‘So, we’ll go no more a roving’
So, we’ll go no more a roving
So late into the night,
Though the heart be still as loving,
And the moon be still as bright.
For the sword outwears its sheath,
And the soul wears out the breast,
And the heart must pause to breathe,
And love itself have rest.
Though the night was made for loving,
And the day returns too soon,
Yet we’ll go no more a roving
By the light of the moon.
Let’s start at the beginning. The beginning of each line, that is. If you ignore the rest for now, this is what you’re left with:
So…
So…
Though…
And…
For…
And…
And…
And…
Though…
And…
Yet…
By…
It’s a pretty restless sequence, especially the sequence of ‘and…and…and’ which rattles through the second stanza. And the poem is now empty of content. All the words are conjunctions, linking words. There are no nouns at the starts of lines, no adjectives, no verbs.
Let’s compare this to the placid opening of Keat’s ‘To Autumn’:
Season of mists and mellow fruitfulness
Close bosom-friend of the maturing sun,
Conspiring with him how to load and bless
With fruit the vines that round the thatch-eves run.
(OK, I cheated a bit with the last line, but the emphasis falls heavily on ‘fruit’).
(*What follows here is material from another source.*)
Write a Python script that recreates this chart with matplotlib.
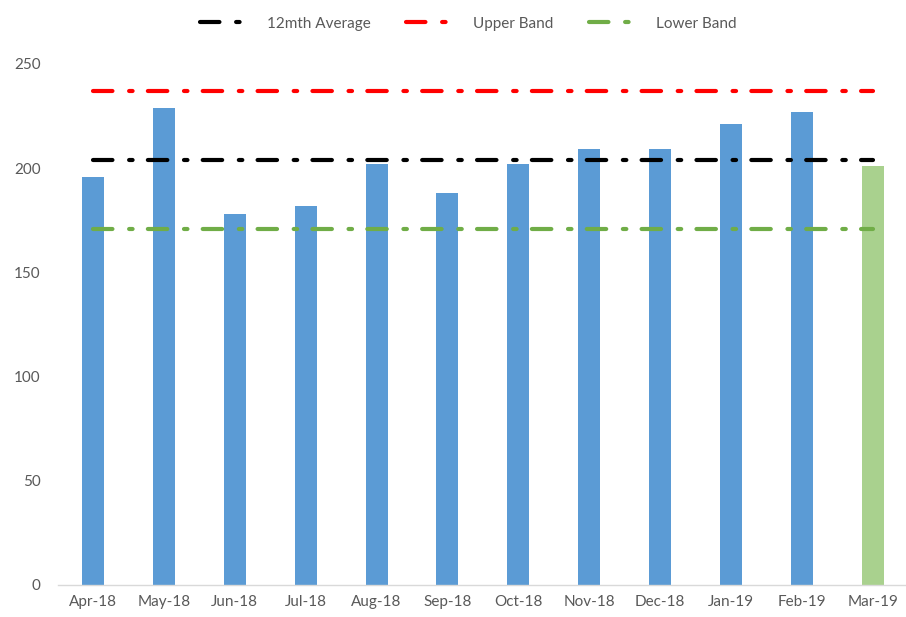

See how you could almost tell a story from the first words alone? There’s a subject (‘season’), qualified by an adjective (‘close’) performing a verb (‘conspiring’) involving something else (‘with fruit’). The sense is confused, but the poem is clearly describing things that are out there doing stuff.
In contrast, the emphasis at the start of each of Byron’s lines isn’t on things, or appearances, or on actions, but on thinking. Not controlled logical thinking. It doesn’t move from ‘if’ to ‘then’ to ‘therefore’. It’s a string of ‘and’ and ‘though’ and ‘yet’ – a disordered tumble of ideas punctuated by changes of mind.
This poem is not like a classical sonnet which has one idea, then an opposed idea, and then a resolution. The paradox which drives this poem is one which it doesn’t attempt to solve. It’s between the stated conclusion at the beginning that ‘we’ll go no more a roving’ and the feeling that roving is actually a jolly fine thing to do. We’re listening to someone trying to convince themselves of something they don’t believe. The poem works just because its conclusion is so unconvincing (the last line doesn’t even scan properly).
Pleasure here comes not from seeing a paradox unfolded and then cleverly resolved, but from the poem’s to-ing and fro-ing. This is what gives it power. The excitement comes from a sense of sturm und drang (storm and struggle), a little like in Mozart’s late symphonies which are full of frequent changes of mood and direction. We enjoy the intimation of suppressed energy, of a wild will to go a roving that no argument can override.
The simple verse form helps us to savour this tension. Without enjambment, sense and line endings overlap. This helps us to keep track of changes of direction and mood. Almost like bars in music, they provide a rigid framework which is imposed on this restless thinking. That sense of strained control provides another source of tension.
How does the poem make roving seem fun? Partly in the cluster of nouns, adjectives and verbs at the ends of lines. Two of these (half)-rhyme words are repeated in the course of the poem: ‘roving’ and ‘loving’. We also find ‘night’ and ‘bright’, ‘sheath’ and ‘breathe’, ‘breast’ and ‘rest’, ‘soon’, and ‘moon’. These are words you’d use in a story of adventure and romance, not a promise to stay at home and be good. No wonder the third stanza begins with the thought that ‘the night was made for loving, / And the day returns too soon’ .
Because of its psychological complexity this poem is like a miniature dramatic monologue. Its quibbles and qualifications are also reminiscent of the to-and-fro Shakespeare uses in Hamlet’s soliloquys. But who is speaking? We’re left with no clues about context or character. Because of this it’s tempting to identify the speaker with Byron himself. This is part of how Byron was able to create his own myth. Not that he ever stopped roving, of course. But who with a heart ‘still loving’ would?